▶ _YOUR TASK_
Check each line of the material. Copy those containing "React".
## Start EXERCISE MATERIAL
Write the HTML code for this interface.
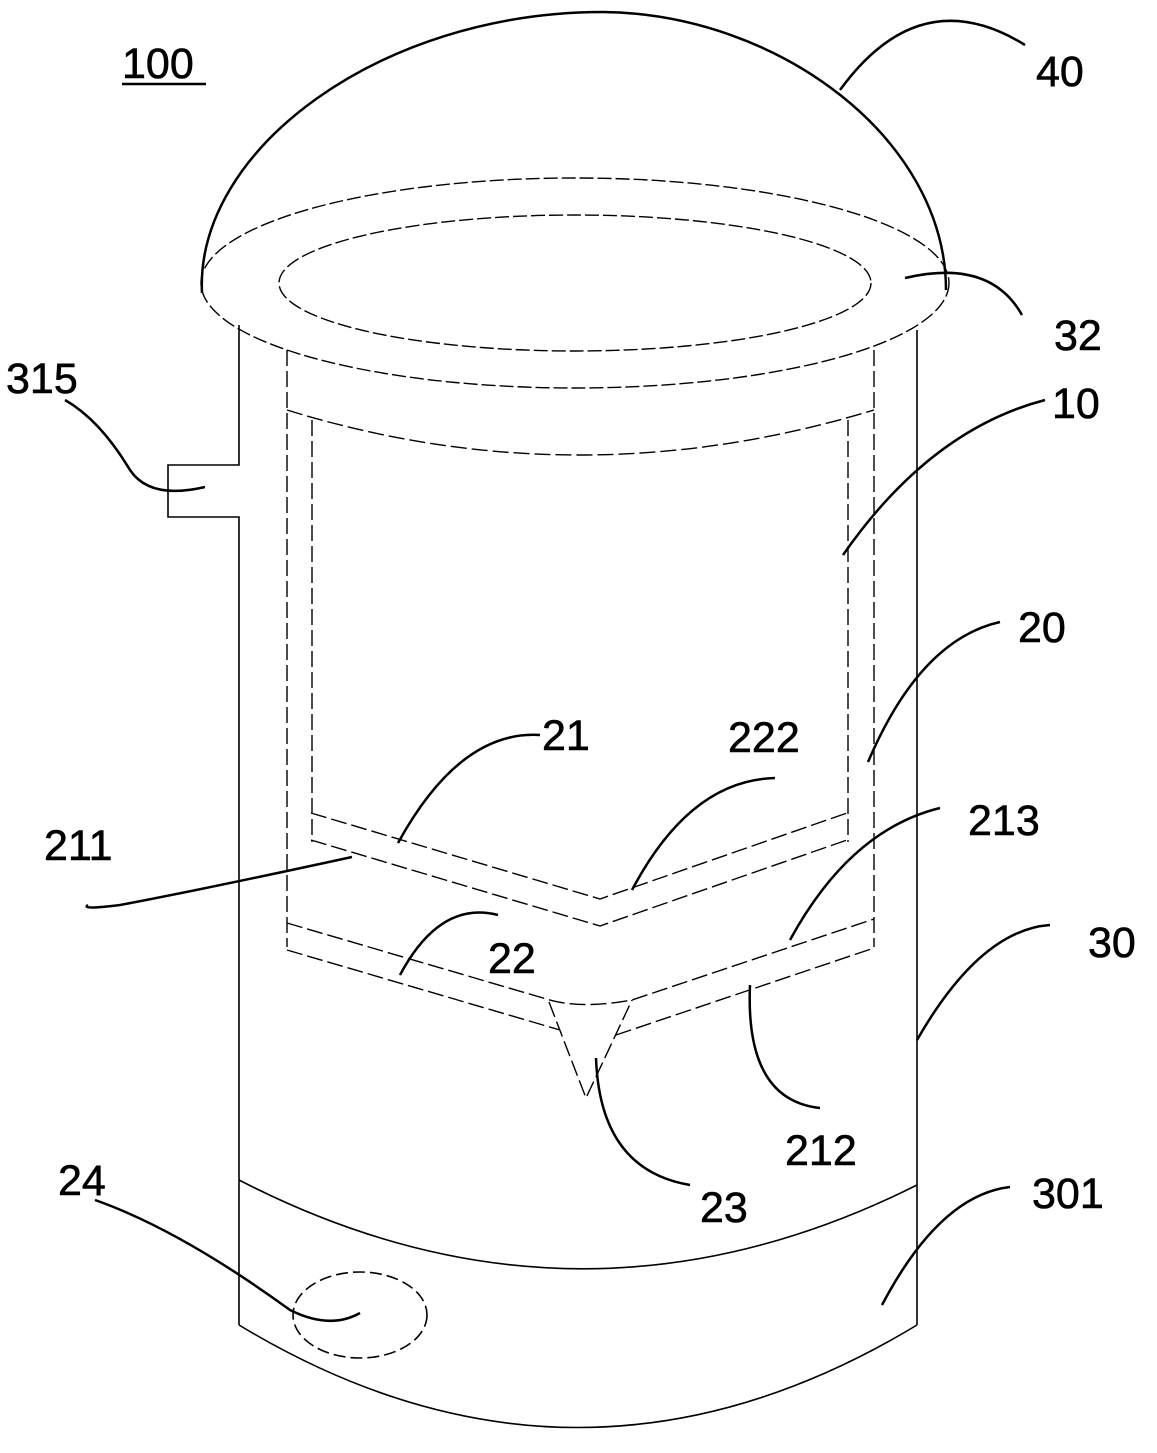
<!DOCTYPE html>
<html><head><meta charset="utf-8"><style>body{margin:0;background:#fff}svg{display:block}</style></head><body>
<svg width="1157" height="1453" viewBox="0 0 1157 1453" xmlns="http://www.w3.org/2000/svg" font-family="Liberation Sans, sans-serif" font-size="43" fill="none" stroke="#000">
<!-- body -->
<g stroke-width="1.6">
<path d="M239 325 V465 H168 V517 H239 V1325"/>
<path d="M917 330 V1325"/>
<path d="M239 1180 Q578 1355 917 1185"/>
<path d="M239 1325 Q578 1530 917 1325"/>
</g>
<!-- dome -->
<path d="M202 293 C195 150 380 12 603 12 C780 14 946 140 946 290" stroke-width="2.5"/>
<g stroke-dasharray="14 4" stroke-width="1.4">
<ellipse cx="575" cy="283" rx="374" ry="105"/>
<ellipse cx="575" cy="283" rx="296" ry="68"/>
</g>
<!-- inner container -->
<g stroke-dasharray="16 5" stroke-width="1.4">
<path d="M287 350 V947"/>
<path d="M874 350 V947"/>
<path d="M287 410 Q578 500 874 410"/>
<path d="M312 420 V842"/>
<path d="M848 420 V842"/>
<path d="M311 813 L600 899 L847 813"/>
<path d="M311 840 L600 926 L847 840"/>
<path d="M287 923 L543 998 Q578 1010 632 1000 L874 919"/>
<path d="M287 950 L560 1030"/>
<path d="M616 1035 L874 948"/>
<path d="M549 1002 L586 1098 L632 1000"/>
</g>
<ellipse cx="360" cy="1315" rx="67" ry="43" stroke-dasharray="12 5" stroke-width="1.6"/>
<!-- leaders -->
<g stroke-width="2.5">
<path d="M840 90 Q920 -20 1025 45"/>
<path d="M905 278 Q990 258 1022 315"/>
<path d="M843 555 Q930 430 1045 400"/>
<path d="M868 762 Q920 640 1000 622"/>
<path d="M398 843 Q460 730 540 735"/>
<path d="M632 890 Q690 780 775 778"/>
<path d="M352 857 Q200 890 120 905 Q80 910 88 905"/>
<path d="M790 940 Q850 830 940 808"/>
<path d="M400 975 Q440 900 498 915"/>
<path d="M750 985 Q745 1100 820 1108"/>
<path d="M596 1058 Q600 1170 690 1185"/>
<path d="M917 1040 Q980 930 1050 925"/>
<path d="M882 1305 Q940 1195 1010 1187"/>
<path d="M360 1313 Q330 1330 290 1310 Q180 1230 95 1200"/>
<path d="M205 487 Q150 500 130 470 Q100 420 65 400"/>
</g>
<g fill="#000" stroke="#000" stroke-width="0.6">
<text x="122" y="78">100</text>
<text x="1036" y="86">40</text>
<text x="1054" y="350">32</text>
<text x="1052" y="418">10</text>
<text x="1018" y="642">20</text>
<text x="542" y="750">21</text>
<text x="728" y="752">222</text>
<text x="44" y="860">211</text>
<text x="968" y="835">213</text>
<text x="488" y="973">22</text>
<text x="785" y="1165">212</text>
<text x="700" y="1222">23</text>
<text x="1088" y="957">30</text>
<text x="1032" y="1208">301</text>
<text x="58" y="1195">24</text>
<text x="6" y="393">315</text>
</g>
<path d="M122 84 H206" stroke-width="2.5"/>
</svg>
</body></html>
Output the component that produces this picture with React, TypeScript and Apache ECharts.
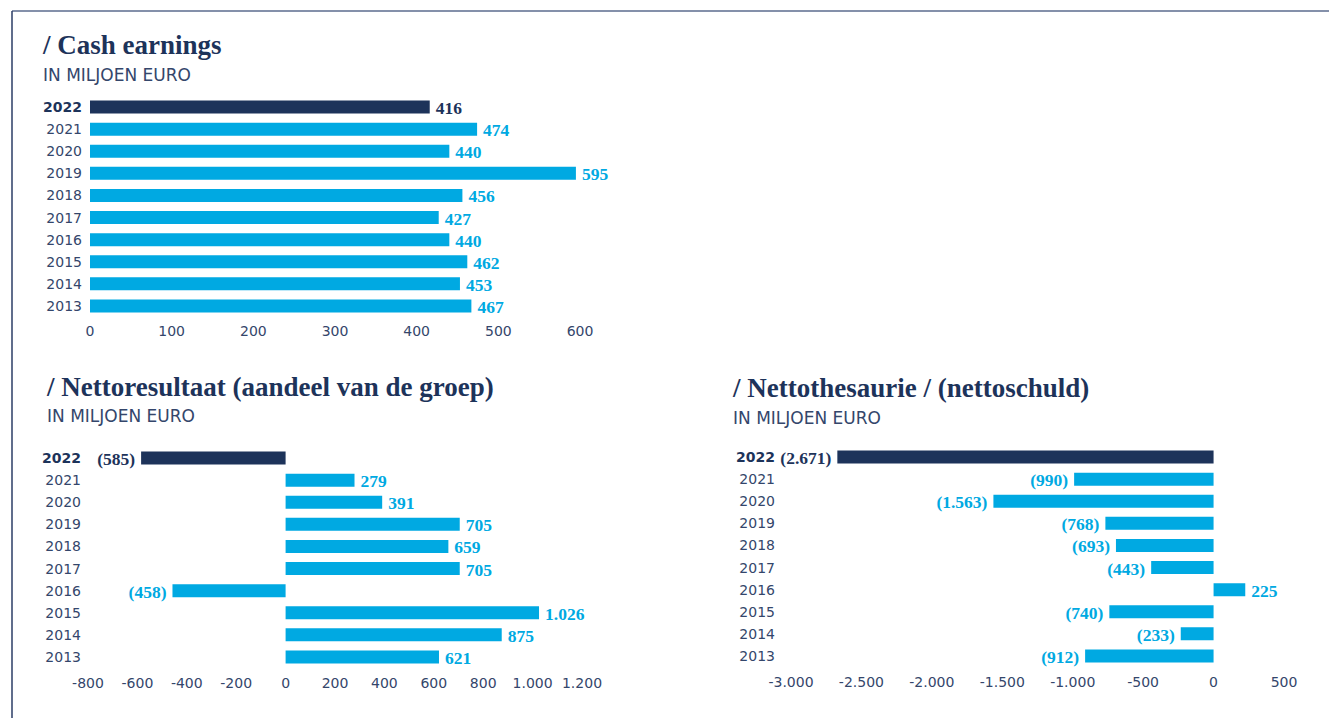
import React, { useEffect, useRef } from "react";
import * as echarts from "echarts";

const years = ["2022", "2021", "2020", "2019", "2018", "2017", "2016", "2015", "2014", "2013"];
const cashEarnings = [416, 474, 440, 595, 456, 427, 440, 462, 453, 467];
const nettoresultaat = [-585, 279, 391, 705, 659, 705, -458, 1026, 875, 621];
const nettothesaurie = [-2671, -990, -1563, -768, -693, -443, 225, -740, -233, -912];

const titles = [
  "/ Cash earnings",
  "/ Nettoresultaat (aandeel van de groep)",
  "/ Nettothesaurie / (nettoschuld)",
];
const subtitle = "IN MILJOEN EURO";

const NAVY = "#1d335a";
const CYAN = "#00a9e2";
const TEXT = "#34466b";

function thousands(n: number): string {
  return String(Math.abs(n)).replace(/\B(?=(\d{3})+(?!\d))/g, ".");
}
function fmtValue(v: number): string {
  return v < 0 ? "(" + thousands(v) + ")" : thousands(v);
}
function fmtAxis(v: number): string {
  return (v < 0 ? "-" : "") + thousands(v);
}

function makeSeries(values: number[], idx: number) {
  return {
    type: "bar",
    xAxisIndex: idx,
    yAxisIndex: idx,
    barWidth: 13,
    data: values.map((v, i) => ({
      value: v,
      itemStyle: { color: i === 0 ? NAVY : CYAN },
      label: {
        show: true,
        position: v < 0 ? "left" : "right",
        distance: 6,
        offset: [0, 1],
        formatter: () => fmtValue(v),
        color: i === 0 ? NAVY : CYAN,
        fontFamily: "Liberation Serif",
        fontWeight: "bold",
        fontSize: 17.5,
      },
    })),
  };
}

function yAxis(idx: number, margin: number) {
  return {
    type: "category",
    gridIndex: idx,
    data: years,
    inverse: true,
    axisLine: { show: false },
    axisTick: { show: false },
    axisLabel: {
      margin,
      formatter: (v: string) => (v === "2022" ? "{b|" + v + "}" : "{n|" + v + "}"),
      rich: {
        b: { fontFamily: "DejaVu Sans", fontWeight: "bold", fontSize: 14, color: NAVY },
        n: { fontFamily: "DejaVu Sans", fontSize: 14, color: TEXT },
      },
    },
  };
}

function xAxis(idx: number, min: number, max: number, interval: number, margin: number) {
  return {
    type: "value",
    gridIndex: idx,
    min,
    max,
    interval,
    splitLine: { show: false },
    axisLine: { show: false },
    axisTick: { show: false },
    axisLabel: {
      margin,
      formatter: (v: number) => fmtAxis(v),
      fontFamily: "DejaVu Sans",
      fontSize: 14,
      color: TEXT,
    },
  };
}

function titleText(text: string, x: number, y: number) {
  return {
    type: "text",
    x,
    y,
    style: {
      text,
      fill: NAVY,
      font: 'bold 27px "Liberation Serif"',
      verticalAlign: "middle",
    },
  };
}
function subText(x: number, y: number) {
  return {
    type: "text",
    x,
    y,
    style: {
      text: subtitle,
      fill: TEXT,
      font: '17px "DejaVu Sans"',
      verticalAlign: "middle",
    },
  };
}

export default function App() {
  const ref = useRef<HTMLDivElement>(null);
  useEffect(() => {
    if (!ref.current) return;
    const chart = echarts.init(ref.current, null, { renderer: "svg" });
    chart.setOption({
      animation: false,
      backgroundColor: "#ffffff",
      grid: [
        { left: 90, top: 96, width: 490, height: 221 },
        { left: 88, top: 447, width: 494, height: 221 },
        { left: 791, top: 446, width: 493, height: 221 },
      ],
      xAxis: [
        xAxis(0, 0, 600, 100, 7),
        xAxis(1, -800, 1200, 200, 8),
        xAxis(2, -3000, 500, 500, 8),
      ],
      yAxis: [yAxis(0, 8), yAxis(1, 7), yAxis(2, 16)],
      series: [
        makeSeries(cashEarnings, 0),
        makeSeries(nettoresultaat, 1),
        makeSeries(nettothesaurie, 2),
      ],
      graphic: [
        {
          type: "line",
          shape: { x1: 12, y1: 11, x2: 1329, y2: 11 },
          style: { stroke: "#5b6b8e", lineWidth: 1.5 },
        },
        {
          type: "line",
          shape: { x1: 12, y1: 11, x2: 12, y2: 718 },
          style: { stroke: "#2b3d66", lineWidth: 1.5 },
        },
        titleText(titles[0], 43, 45),
        subText(43, 75),
        titleText(titles[1], 47, 387),
        subText(47, 416),
        titleText(titles[2], 733, 388),
        subText(733, 418),
      ],
    });
    return () => chart.dispose();
  }, []);
  return (
    <div
      ref={ref}
      style={{ position: "fixed", left: 0, top: 0, width: 1329, height: 718, background: "#fff" }}
    />
  );
}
## End EXERCISE MATERIAL
▶ _TASK RESULT_
Output the component that produces this picture with React, TypeScript and Apache ECharts.
import React, { useEffect, useRef } from "react";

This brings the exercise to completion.